Dr. Kemp, “Kıyamet günü için bir tarih veremeyiz,” diyerek, “Ama 5 bin yıllık uygarlık tarihine baktığımızda, gidişatı anlayabiliyoruz ve en olası senaryo, insanlığın kendi kendini sonlandırması” diyor.

İnsanlık tarihindeki şiddet yoluyla kaynakları tekelleştiren elit güçlerin baskısı altında ilerlediğini belirten Kemp, bu güçlere “Golyatlar” adını veriyor. İmparatorlukların ve krallıkların, silah ve zorbalık yoluyla halkları kontrol altına aldığını vurguluyor. Ancak, bu tür yapıların uzun ömürlü olmadığını da hatırlatıyor.

Toplumun Kırılganlığı ve Geleceği

Dr. Kemp, zengin elitlerin halktan ve doğadan daha fazla servet sömürdükçe, toplumların kırılgan hale geldiğini belirtiyor. Bu durum, iç çekişmeleri, yolsuzluğu, kitlesel yoksullaşmayı, halk sağlığında düşüşü ve çevresel yıkımı tetikliyor. Sonuç olarak, toplumun içi boşalıyor ve bir salgın, savaş veya iklim felaketi gibi dışsal bir şok sistemi yerle bir edebiliyor.

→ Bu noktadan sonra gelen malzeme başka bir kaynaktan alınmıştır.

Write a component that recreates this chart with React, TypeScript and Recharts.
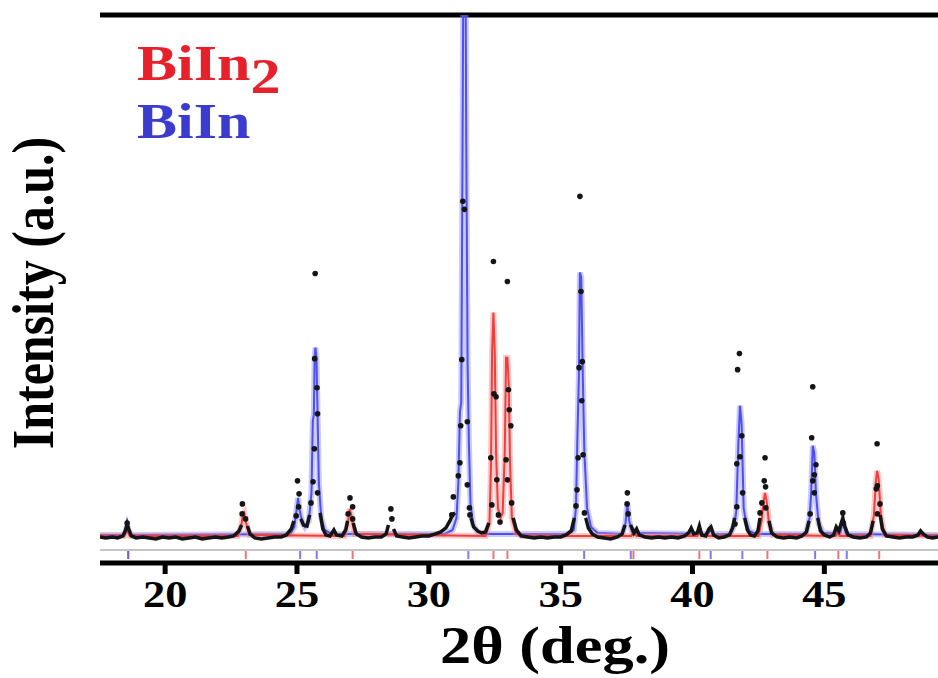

Küresel Golyat: Modern Dünyanın Tehditleri

Modern dünyayı farklı kılan bir durum, yalnızca tek bir imparatorluk değil, birbirine bağlı, küresel bir Golyat olmasıdır. Bu yapı, kapitalizm üzerinden işlemekte. İklim krizi, gıda sistemlerindeki kırılganlık ve nükleer savaş tehdidi gibi faktörler, bu dev yapının çöküşünü hızlandırabilecek unsurlar arasında yer alıyor.

Küresel nüfusun artışı ile birlikte yapay zekanın yükselişi ve toplumsal dinamiklerin değişimi, insanlığın geleceği için kritik bir eşik teşkil ediyor. Bu süreçte, insanlığın kendi kendini sonlandırma riski, dikkatle izlenmesi gereken bir konu olarak ön plana çıkıyor.